# Star Trek Into Darkness: Captain Kirk verdrängt Tony Stark von der Spitze der Kino-Charts



## Matthias Dammes (13. Mai 2013)

Jetzt ist Deine Meinung zu *Star Trek Into Darkness: Captain Kirk verdrängt Tony Stark von der Spitze der Kino-Charts* gefragt. 


				Bitte beachtet: Der Kommentarbereich wird gemäß der Forenregeln moderiert.

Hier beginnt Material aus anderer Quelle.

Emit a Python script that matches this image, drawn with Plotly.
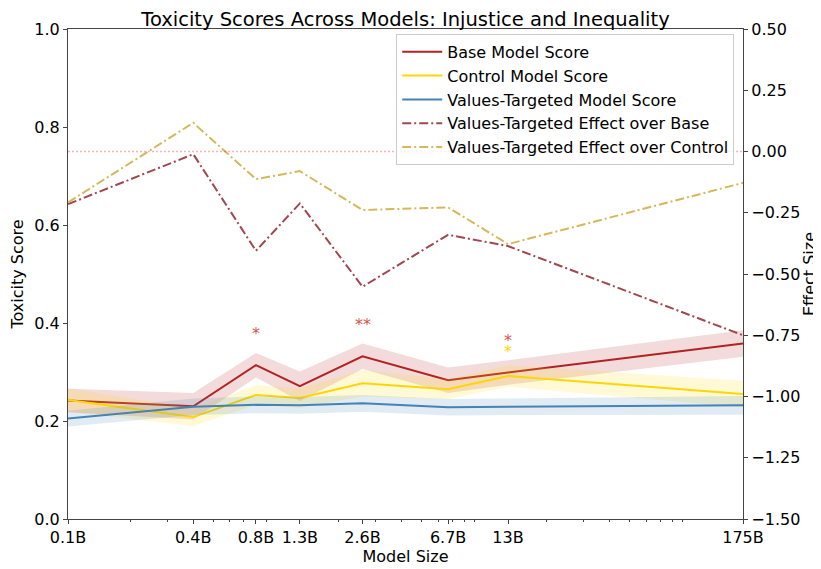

			Dieser Inhalt steht nur eingeloggten Mitgliedern zur Verfügung.
        

 Zum Artikel: Star Trek Into Darkness: Captain Kirk verdrängt Tony Stark von der Spitze der Kino-Charts


----------



## TheClayAllison (13. Mai 2013)

Kein Wunder der Film war ja auch von Anfang bis Ende spannend und unterhaltsam


----------



## sauerlandboy79 (13. Mai 2013)

TheClayAllison schrieb:


> Kein Wunder der Film war ja auch von Anfang bis Ende spannend und unterhaltsam


 Absolut. Die Action war top, das Design, die Settings hochmodern, und der Humor saß gut. Allein Pille mit seinen zynischen Metaphern... *lach*...Die Besucherzahlen freuen mich.
Aber sind da überhaupt schon die Besucher vom gestrigen Tag mit einbezogen ?


----------



## Rabowke (13. Mai 2013)

Denke ich nicht ... was mich nur ein wenig gewundert hat, dass das Cinema Event Kino, ehem. IMAX, mit 4K Leinwand, 80.000 Watt und natürlich 3D nicht ausgebucht war. Bei Batman, Avatar etc. war der Saal brechend voll.

Ich hatte letzten Dienstag Karten für Sonntag 20:00 reserviert und hatte die Qual der Wahl. 

Aber wenn in anderen Kinos die Besucherzahlen stimmen ... schön!


----------



## Matthias Dammes (13. Mai 2013)

sauerlandboy79 schrieb:


> Aber sind da überhaupt schon die Besucher vom gestrigen Tag mit einbezogen ?


 
Laut den Angaben von media control errechnen sich die offiziellen deutschen Kino-Charts aus den Besucherzahlen zwischen Donnerstag und Sonntag aller deutschen Kinos.
Demnach sollten auch die Zuschauer von gestern bereits berücksichtigt sein.


----------



## sauerlandboy79 (13. Mai 2013)

Da scheinen aber die Zahlen der Vorpremieren-Besucher vom Mittag nicht drin zu sein.

TREKNews.de: Star Trek Into Darkness an Kinokassen

Dieser Meldung nach wären das sogar über eine halbe Millionen Kinobesucher. Und damit noch besser.


----------



## DerPrinzz82 (13. Mai 2013)

Ist ja auch ganz klar der bessere Film.


----------